(A run of records)

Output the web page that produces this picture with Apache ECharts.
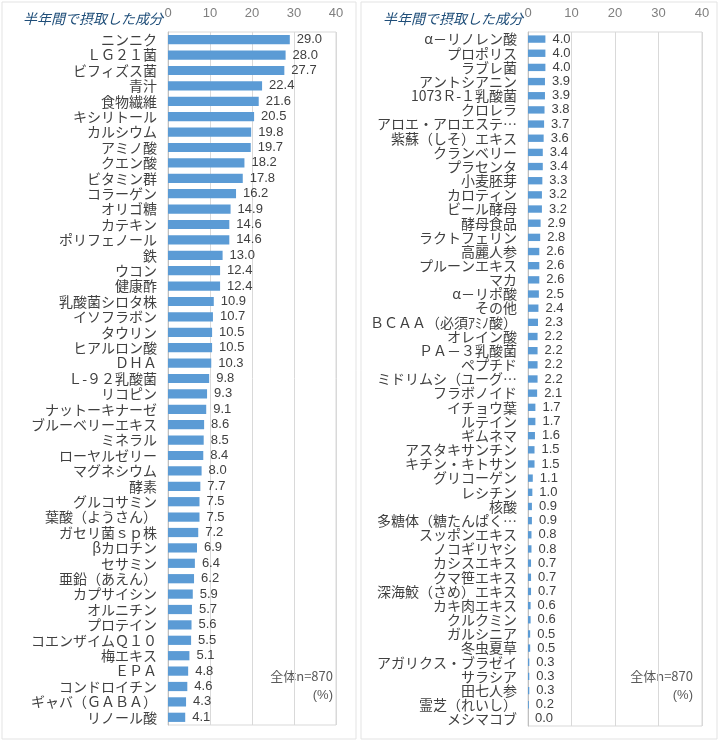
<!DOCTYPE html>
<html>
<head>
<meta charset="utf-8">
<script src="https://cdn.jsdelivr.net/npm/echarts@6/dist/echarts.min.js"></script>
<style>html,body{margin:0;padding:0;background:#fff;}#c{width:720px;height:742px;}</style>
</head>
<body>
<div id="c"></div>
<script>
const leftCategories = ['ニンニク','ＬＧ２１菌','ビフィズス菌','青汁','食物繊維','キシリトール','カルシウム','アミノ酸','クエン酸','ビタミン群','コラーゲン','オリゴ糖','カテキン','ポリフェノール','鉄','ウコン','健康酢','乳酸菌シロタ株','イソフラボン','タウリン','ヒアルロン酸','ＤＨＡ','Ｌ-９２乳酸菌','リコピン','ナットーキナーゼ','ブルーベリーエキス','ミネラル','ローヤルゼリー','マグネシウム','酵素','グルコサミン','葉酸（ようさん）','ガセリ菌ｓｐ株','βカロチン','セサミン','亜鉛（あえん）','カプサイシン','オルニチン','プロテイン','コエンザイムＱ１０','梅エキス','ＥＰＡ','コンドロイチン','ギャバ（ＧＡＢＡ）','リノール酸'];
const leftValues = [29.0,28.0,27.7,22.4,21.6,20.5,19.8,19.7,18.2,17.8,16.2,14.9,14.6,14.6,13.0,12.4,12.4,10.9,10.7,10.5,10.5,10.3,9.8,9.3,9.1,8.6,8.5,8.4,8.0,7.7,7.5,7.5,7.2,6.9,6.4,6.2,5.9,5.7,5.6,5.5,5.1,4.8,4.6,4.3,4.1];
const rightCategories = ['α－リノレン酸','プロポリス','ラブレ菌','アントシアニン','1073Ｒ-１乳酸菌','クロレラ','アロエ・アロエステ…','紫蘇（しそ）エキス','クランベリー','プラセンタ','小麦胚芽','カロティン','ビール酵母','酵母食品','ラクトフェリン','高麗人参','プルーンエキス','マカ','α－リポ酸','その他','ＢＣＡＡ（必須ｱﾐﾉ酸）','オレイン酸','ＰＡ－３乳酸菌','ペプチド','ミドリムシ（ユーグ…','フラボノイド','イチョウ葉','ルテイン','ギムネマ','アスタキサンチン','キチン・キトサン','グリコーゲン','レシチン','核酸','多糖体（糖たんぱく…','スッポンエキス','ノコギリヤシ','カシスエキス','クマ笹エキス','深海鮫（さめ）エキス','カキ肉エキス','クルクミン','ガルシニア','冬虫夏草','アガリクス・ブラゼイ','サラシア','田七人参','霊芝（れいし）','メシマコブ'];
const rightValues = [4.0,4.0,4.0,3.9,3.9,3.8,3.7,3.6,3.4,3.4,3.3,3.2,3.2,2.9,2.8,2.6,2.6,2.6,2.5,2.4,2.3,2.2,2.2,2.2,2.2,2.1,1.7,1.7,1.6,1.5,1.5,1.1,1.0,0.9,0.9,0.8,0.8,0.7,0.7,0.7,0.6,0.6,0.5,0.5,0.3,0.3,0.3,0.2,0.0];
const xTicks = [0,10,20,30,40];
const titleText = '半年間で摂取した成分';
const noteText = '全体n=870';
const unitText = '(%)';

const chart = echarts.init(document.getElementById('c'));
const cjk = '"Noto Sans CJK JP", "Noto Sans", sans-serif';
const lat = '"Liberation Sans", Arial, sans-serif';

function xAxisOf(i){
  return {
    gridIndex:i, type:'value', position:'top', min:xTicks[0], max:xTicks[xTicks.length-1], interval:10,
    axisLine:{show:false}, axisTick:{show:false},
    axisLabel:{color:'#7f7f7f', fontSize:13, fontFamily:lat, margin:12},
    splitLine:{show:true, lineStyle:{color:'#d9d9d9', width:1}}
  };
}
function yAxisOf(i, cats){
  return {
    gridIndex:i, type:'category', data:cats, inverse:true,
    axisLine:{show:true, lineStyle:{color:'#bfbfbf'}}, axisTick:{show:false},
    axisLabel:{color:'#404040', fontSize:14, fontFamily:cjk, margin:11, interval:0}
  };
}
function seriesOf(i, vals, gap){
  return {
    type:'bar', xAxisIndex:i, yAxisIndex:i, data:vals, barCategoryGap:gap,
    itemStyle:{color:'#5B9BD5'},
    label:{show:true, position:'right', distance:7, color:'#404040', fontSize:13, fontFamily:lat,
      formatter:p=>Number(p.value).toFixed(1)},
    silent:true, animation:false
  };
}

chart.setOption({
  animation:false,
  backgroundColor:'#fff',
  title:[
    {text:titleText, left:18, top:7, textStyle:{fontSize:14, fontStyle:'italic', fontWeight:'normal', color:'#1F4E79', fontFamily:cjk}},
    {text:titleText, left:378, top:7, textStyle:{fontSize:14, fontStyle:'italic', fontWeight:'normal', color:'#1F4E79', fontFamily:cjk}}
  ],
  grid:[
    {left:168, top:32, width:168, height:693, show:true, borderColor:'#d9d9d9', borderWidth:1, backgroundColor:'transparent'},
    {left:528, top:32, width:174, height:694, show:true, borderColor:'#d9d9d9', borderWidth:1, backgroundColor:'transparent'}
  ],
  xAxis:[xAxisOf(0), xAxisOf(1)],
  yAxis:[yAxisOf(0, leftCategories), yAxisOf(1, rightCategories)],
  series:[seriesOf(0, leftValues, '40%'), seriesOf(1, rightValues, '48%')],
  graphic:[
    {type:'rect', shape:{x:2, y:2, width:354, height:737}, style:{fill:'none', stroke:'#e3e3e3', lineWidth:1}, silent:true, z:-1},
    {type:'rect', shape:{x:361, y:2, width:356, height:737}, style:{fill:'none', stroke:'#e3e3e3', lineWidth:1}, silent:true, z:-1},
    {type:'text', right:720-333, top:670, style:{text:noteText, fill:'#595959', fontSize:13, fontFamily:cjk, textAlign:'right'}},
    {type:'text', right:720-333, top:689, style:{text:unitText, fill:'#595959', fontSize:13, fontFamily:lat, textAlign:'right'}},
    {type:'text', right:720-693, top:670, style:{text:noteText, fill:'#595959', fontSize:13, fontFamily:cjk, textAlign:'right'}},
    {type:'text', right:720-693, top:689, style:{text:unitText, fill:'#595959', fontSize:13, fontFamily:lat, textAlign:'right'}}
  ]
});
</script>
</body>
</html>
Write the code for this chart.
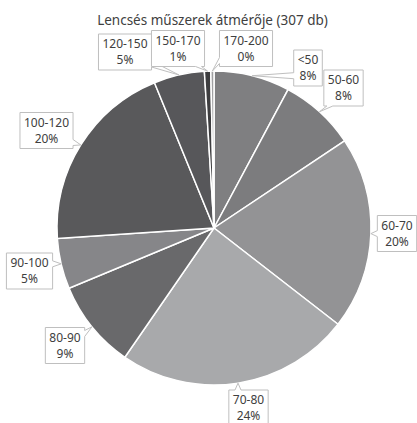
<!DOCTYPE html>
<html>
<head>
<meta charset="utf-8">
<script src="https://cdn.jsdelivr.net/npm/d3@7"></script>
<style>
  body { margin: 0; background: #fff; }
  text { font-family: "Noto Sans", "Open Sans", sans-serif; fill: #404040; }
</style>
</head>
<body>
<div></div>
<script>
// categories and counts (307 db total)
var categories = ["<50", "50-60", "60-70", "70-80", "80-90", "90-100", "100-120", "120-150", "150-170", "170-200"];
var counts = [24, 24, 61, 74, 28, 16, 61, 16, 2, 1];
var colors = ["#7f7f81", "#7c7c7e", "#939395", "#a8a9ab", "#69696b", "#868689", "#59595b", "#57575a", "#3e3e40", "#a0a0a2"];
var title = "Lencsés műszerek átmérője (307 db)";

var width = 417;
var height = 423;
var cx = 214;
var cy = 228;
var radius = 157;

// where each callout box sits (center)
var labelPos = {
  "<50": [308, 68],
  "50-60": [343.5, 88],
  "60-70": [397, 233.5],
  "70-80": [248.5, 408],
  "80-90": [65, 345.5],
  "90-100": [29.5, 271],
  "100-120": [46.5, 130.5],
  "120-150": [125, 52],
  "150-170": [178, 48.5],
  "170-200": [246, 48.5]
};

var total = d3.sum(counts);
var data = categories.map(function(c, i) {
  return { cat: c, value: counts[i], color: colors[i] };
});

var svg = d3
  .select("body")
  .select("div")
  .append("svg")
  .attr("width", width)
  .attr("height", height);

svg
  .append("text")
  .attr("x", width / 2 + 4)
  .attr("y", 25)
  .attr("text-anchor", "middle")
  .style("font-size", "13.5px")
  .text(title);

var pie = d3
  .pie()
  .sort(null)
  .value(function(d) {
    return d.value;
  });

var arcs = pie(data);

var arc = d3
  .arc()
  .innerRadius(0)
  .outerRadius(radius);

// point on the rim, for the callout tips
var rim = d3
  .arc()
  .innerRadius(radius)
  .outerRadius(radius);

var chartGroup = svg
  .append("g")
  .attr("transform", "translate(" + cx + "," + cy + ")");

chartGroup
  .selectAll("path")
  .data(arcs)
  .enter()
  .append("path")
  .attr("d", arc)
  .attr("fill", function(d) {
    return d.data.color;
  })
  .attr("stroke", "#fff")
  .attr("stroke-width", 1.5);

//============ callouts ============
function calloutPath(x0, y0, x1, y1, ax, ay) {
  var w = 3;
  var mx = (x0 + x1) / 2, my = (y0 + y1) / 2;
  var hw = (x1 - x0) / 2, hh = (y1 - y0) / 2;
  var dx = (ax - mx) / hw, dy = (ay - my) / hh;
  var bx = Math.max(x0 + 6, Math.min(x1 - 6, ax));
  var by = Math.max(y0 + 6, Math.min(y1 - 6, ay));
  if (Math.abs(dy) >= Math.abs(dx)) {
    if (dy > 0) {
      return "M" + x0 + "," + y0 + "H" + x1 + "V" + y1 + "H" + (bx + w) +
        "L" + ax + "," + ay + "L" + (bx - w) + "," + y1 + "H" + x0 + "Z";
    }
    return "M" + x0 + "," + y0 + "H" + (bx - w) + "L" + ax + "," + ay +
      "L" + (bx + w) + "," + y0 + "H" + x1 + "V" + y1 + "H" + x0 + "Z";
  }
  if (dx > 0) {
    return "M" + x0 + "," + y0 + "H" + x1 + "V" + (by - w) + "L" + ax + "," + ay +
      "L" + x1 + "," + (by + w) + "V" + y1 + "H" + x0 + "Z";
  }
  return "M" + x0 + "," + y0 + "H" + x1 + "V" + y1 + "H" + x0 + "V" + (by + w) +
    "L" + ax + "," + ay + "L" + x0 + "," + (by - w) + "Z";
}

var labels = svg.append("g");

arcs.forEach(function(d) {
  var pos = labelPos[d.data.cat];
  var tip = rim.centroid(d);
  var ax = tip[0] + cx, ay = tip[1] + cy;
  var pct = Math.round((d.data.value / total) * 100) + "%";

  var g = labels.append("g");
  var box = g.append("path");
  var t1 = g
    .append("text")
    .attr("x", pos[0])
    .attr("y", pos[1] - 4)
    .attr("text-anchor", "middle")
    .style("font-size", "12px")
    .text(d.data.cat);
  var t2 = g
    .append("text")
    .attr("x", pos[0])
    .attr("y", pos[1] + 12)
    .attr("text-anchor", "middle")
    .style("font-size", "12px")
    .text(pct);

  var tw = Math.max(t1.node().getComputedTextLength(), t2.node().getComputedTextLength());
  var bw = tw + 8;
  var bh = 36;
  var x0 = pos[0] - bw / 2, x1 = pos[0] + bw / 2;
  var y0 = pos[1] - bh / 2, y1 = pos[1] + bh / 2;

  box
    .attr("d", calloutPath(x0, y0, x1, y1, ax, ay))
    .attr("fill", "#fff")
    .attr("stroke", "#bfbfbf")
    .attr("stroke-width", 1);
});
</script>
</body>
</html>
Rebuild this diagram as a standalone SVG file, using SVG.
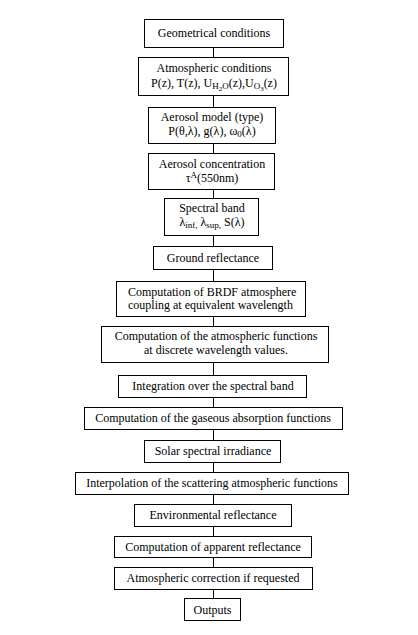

▸ **Goal**:
Copy each line of the records above that carries the word "this".

▸ **Response below**:
Output the web page that produces this picture with Apache ECharts.
Write the code for this chart.
Rebuild this diagram as a standalone SVG file, using SVG.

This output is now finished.